What to Do When You’re a Server for a Morning


What to Do When You’re a Server for a Morning

            A Social Science teacher would always say to us in Philippine History class, “expand your horizon of understanding!” The main character of a favourite movie said, “let us try to open our minds to a new idea.” Right. It’s so thrilling to be always right because you’re the customer, but what if you’re the one talking to and reasoning with the customer who’s always right? It’s much more thrilling, to tell you the truth.
            Your reasoning and speech power are not the only ones at stake here. Yes, you have to reason well, talk politely, and compromise, but you have to do it in such a way that your customers will not feel they’re being shortchanged. In short, reason well but not well enough that your customers think you’re on top. And keep that ridiculous smile on your face, even when you’re in a ridiculously tricky situation.
            And that’s exactly what it is, a situation. Imagine you’re a young server catering to the needs of an army of teachers training for the new curriculum. You have your serving tray with you which is stacked with sandwiches, and a fellow student server accompanying you who handles the juice drinks. Here’s what I did, and what I suggest you do if you’re ever in a situation like this. (If you do have better ideas, then don’t hesitate to put them to action!)
1.      When you have started serving the customers (albeit awkwardly since you haven’t been properly trained for the three-day job) and then one of the customers say, aren’t we included? (And they’re definitely not, because you’ve been categorically directed to cater to the teachers who have a meal stub that says LNU Cafeteria, and not the other catering service.) And this customer is just about as hungry as a hippo because now he’s bargaining with you (How much is the sandwich?) and practically making puppy dog eyes at you to make you agree.
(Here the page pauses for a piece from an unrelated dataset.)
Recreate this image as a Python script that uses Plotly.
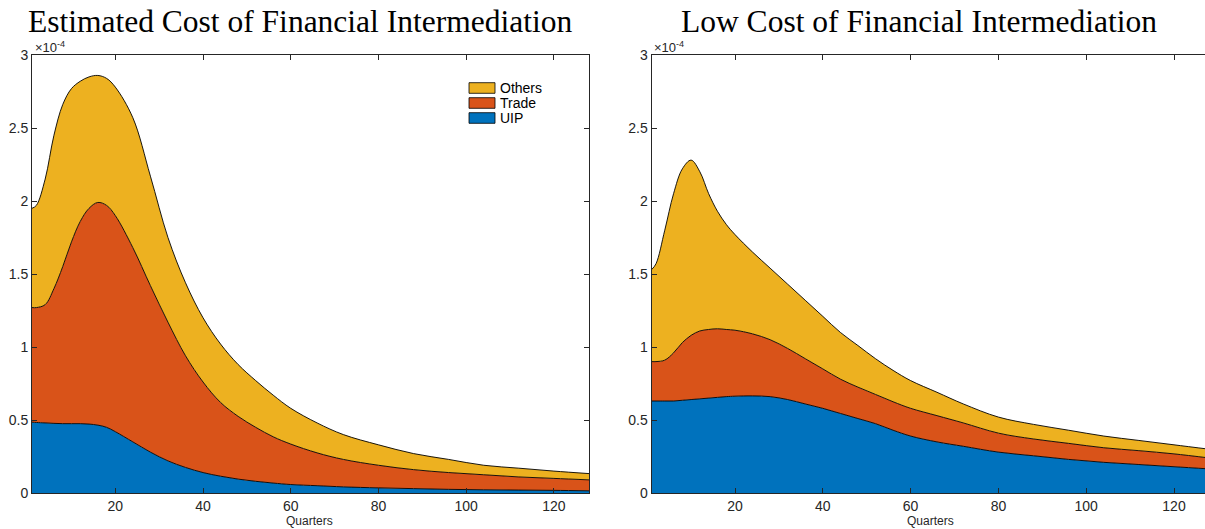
import plotly.graph_objects as go

# Quarters at which the decomposition is sampled
quarters = [1, 2, 4, 6, 8, 10, 12, 14, 16, 18, 20, 24, 28, 32, 36, 40, 44, 48,
            52, 56, 60, 66, 72, 80, 88, 96, 104, 112, 120, 128]

# Estimated cost of financial intermediation (units of 1e-4)
est_uip = [0.485, 0.483, 0.48, 0.477, 0.475, 0.475, 0.475, 0.472, 0.465, 0.45,
           0.42, 0.35, 0.28, 0.22, 0.175, 0.14, 0.115, 0.095, 0.08, 0.068,
           0.058, 0.05, 0.042, 0.035, 0.03, 0.025, 0.022, 0.02, 0.018, 0.015]
est_trade = [0.785, 0.787, 0.81, 0.923, 1.075, 1.245, 1.385, 1.478, 1.525, 1.52,
             1.48, 1.33, 1.14, 0.95, 0.765, 0.62, 0.505, 0.43, 0.37, 0.317,
             0.277, 0.225, 0.188, 0.155, 0.13, 0.115, 0.103, 0.09, 0.082, 0.075]
est_others = [0.68, 0.70, 0.86, 1.05, 1.11, 1.05, 0.96, 0.90, 0.87, 0.87,
              0.88, 0.89, 0.75, 0.58, 0.50, 0.44, 0.40, 0.355, 0.32, 0.285,
              0.245, 0.205, 0.17, 0.14, 0.11, 0.09, 0.065, 0.06, 0.05, 0.043]

# Low cost of financial intermediation (units of 1e-4)
low_uip = [0.63, 0.63, 0.63, 0.63, 0.635, 0.64, 0.645, 0.65, 0.655, 0.66,
           0.663, 0.665, 0.66, 0.64, 0.61, 0.58, 0.545, 0.51, 0.475, 0.43,
           0.39, 0.35, 0.32, 0.28, 0.255, 0.23, 0.21, 0.195, 0.18, 0.165]
low_trade = [0.27, 0.27, 0.28, 0.33, 0.395, 0.44, 0.465, 0.47, 0.47, 0.46,
             0.452, 0.425, 0.39, 0.35, 0.31, 0.27, 0.235, 0.215, 0.2, 0.195,
             0.19, 0.18, 0.16, 0.13, 0.115, 0.11, 0.10, 0.095, 0.088, 0.075]
low_others = [0.63, 0.67, 0.89, 1.09, 1.19, 1.20, 1.09, 0.93, 0.805, 0.72,
              0.655, 0.56, 0.49, 0.44, 0.40, 0.36, 0.32, 0.285, 0.245, 0.215,
              0.19, 0.16, 0.13, 0.11, 0.10, 0.09, 0.08, 0.07, 0.062, 0.06]

series_names = ["UIP", "Trade", "Others"]
series_colors = ["#0072BD", "#D95319", "#EDB120"]

titles = ["Estimated Cost of Financial Intermediation",
          "Low Cost of Financial Intermediation"]
x_ticks = [20, 40, 60, 80, 100, 120]
y_ticks = [0, 0.5, 1, 1.5, 2, 2.5, 3]
y_tick_text = ["0", "0.5", "1", "1.5", "2", "2.5", "3"]

W, H = 1205, 529
AX = "#262626"
TICK_FONT = dict(family="Liberation Sans, Arial, sans-serif", size=14, color=AX)

fig = go.Figure()

panels = [
    ("x", "y", [est_uip, est_trade, est_others]),
    ("x2", "y2", [low_uip, low_trade, low_others]),
]
for xa, ya, layers in panels:
    for name, color, vals in zip(series_names, series_colors, layers):
        fig.add_trace(go.Scatter(
            x=quarters, y=vals, name=name, xaxis=xa, yaxis=ya,
            stackgroup="grp_" + xa, mode="lines",
            line=dict(color="black", width=0.9, shape="spline", smoothing=1.0),
            fillcolor=color, showlegend=False, hoverinfo="x+y+name",
        ))

# Pixel geometry of the two panels
left_px = (32, 589)
right_px = (651.6, 1205)
top_px, bottom_px = 55, 493
ydom = [(H - bottom_px) / H, (H - top_px) / H]


def xaxis_cfg(px, rng):
    return dict(domain=[px[0] / W, px[1] / W], range=rng, tickvals=x_ticks,
                ticks="inside", ticklen=5, tickcolor=AX, tickwidth=1,
                showline=True, linecolor=AX, linewidth=1, mirror="ticks",
                showgrid=False, zeroline=False, tickfont=TICK_FONT)


def yaxis_cfg(anchor, mirror):
    return dict(domain=ydom, range=[0, 3], tickvals=y_ticks, ticktext=y_tick_text,
                anchor=anchor, ticks="inside", ticklen=5, tickcolor=AX, tickwidth=1,
                showline=True, linecolor=AX, linewidth=1, mirror=mirror,
                showgrid=False, zeroline=False, tickfont=TICK_FONT)


fig.update_layout(
    width=W, height=H, autosize=False,
    margin=dict(l=0, r=0, t=0, b=0, pad=0, autoexpand=False),
    paper_bgcolor="white", plot_bgcolor="white",
    xaxis=dict(xaxis_cfg(left_px, [1, 128]), anchor="y"),
    yaxis=yaxis_cfg("x", "ticks"),
    xaxis2=dict(xaxis_cfg(right_px, [1, 127.06]), anchor="y2"),
    yaxis2=yaxis_cfg("x2", False),
    showlegend=False,
)

annotations = []
title_centers = [300, 919]
label_centers = [310, 930]
exp_left = [33, 652]
for tc, lc, ex, ttl in zip(title_centers, label_centers, exp_left, titles):
    annotations.append(dict(
        text=ttl, x=tc / W, y=1 - 21 / H, xref="paper", yref="paper",
        xanchor="center", yanchor="middle", showarrow=False,
        font=dict(family="Liberation Serif, Times New Roman, serif", size=31.5,
                  color="black")))
    annotations.append(dict(
        text="Quarters", x=lc / W, y=1 - 521 / H, xref="paper", yref="paper",
        xanchor="center", yanchor="middle", showarrow=False,
        font=dict(family="Liberation Sans, Arial, sans-serif", size=12, color=AX)))
    annotations.append(dict(
        text="×10<sup>-4</sup>", x=ex / W, y=1 - 47 / H, xref="paper", yref="paper",
        xanchor="left", yanchor="middle", showarrow=False,
        font=dict(family="Liberation Sans, Arial, sans-serif", size=13, color=AX)))

# Legend for the left panel (Others on top, UIP at the bottom)
shapes = []
legend_rows = [("Others", "#EDB120", 88), ("Trade", "#D95319", 103),
               ("UIP", "#0072BD", 118)]
for label, color, yc in legend_rows:
    shapes.append(dict(type="rect", xref="paper", yref="paper",
                       x0=469 / W, x1=495 / W,
                       y0=1 - (yc + 5.3) / H, y1=1 - (yc - 5.3) / H,
                       fillcolor=color, line=dict(color="black", width=0.8)))
    annotations.append(dict(
        text=label, x=498 / W, y=1 - yc / H, xref="paper", yref="paper",
        xanchor="left", yanchor="middle", showarrow=False,
        font=dict(family="Liberation Sans, Arial, sans-serif", size=14,
                  color="black")))

fig.update_layout(annotations=annotations, shapes=shapes)

fig.write_html("out.html")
But he’s the wrong customer. What would you do? I just smiled, and moved on to the next table.
When one of the trainers do ask you this aren’t-we-included question, which I think is both an innocently phrased command (I’m the customer. Now come over and give me some of that food) and thinly veiled insult (Can’t you see I’m one of the participants? What are you doing trying to skip me?), smile (again) and give him/her his share (and the other trainers’ too). The manager will worry about it for you later. (Please do tell the manager about this incident, he/she might wonder why the food wasn’t enough to serve everyone, and where did it go.)
2.      When one of the customers, who is apparently not happy with the ‘disorganized’ way you have of serving, suggests a better idea (which by the way, you have already been practicing without her noticing it), smile, thank her for her thoughtful gesture, and reassure her that you’ll do it from now on.
3.      And of course, the classic customer question: may I have something else [insert name here] instead? Like when you’re handing out orange juice drinks and the customer wants pineapple juice. If you have what the customer wants, then give it, if you don’t, try to give a little sales talk and convince him/her that this drink is just as delicious, sweet, and healthy as the other one.
Or the other classic Filipino customer question: may I have more? Since the customers are at their charming best when putting out this question, I suggest you politely, but firmly, say No. (You’re going to be responsible if there’s one other customer who doesn’t get his share just because you gave in to this innocent demand.)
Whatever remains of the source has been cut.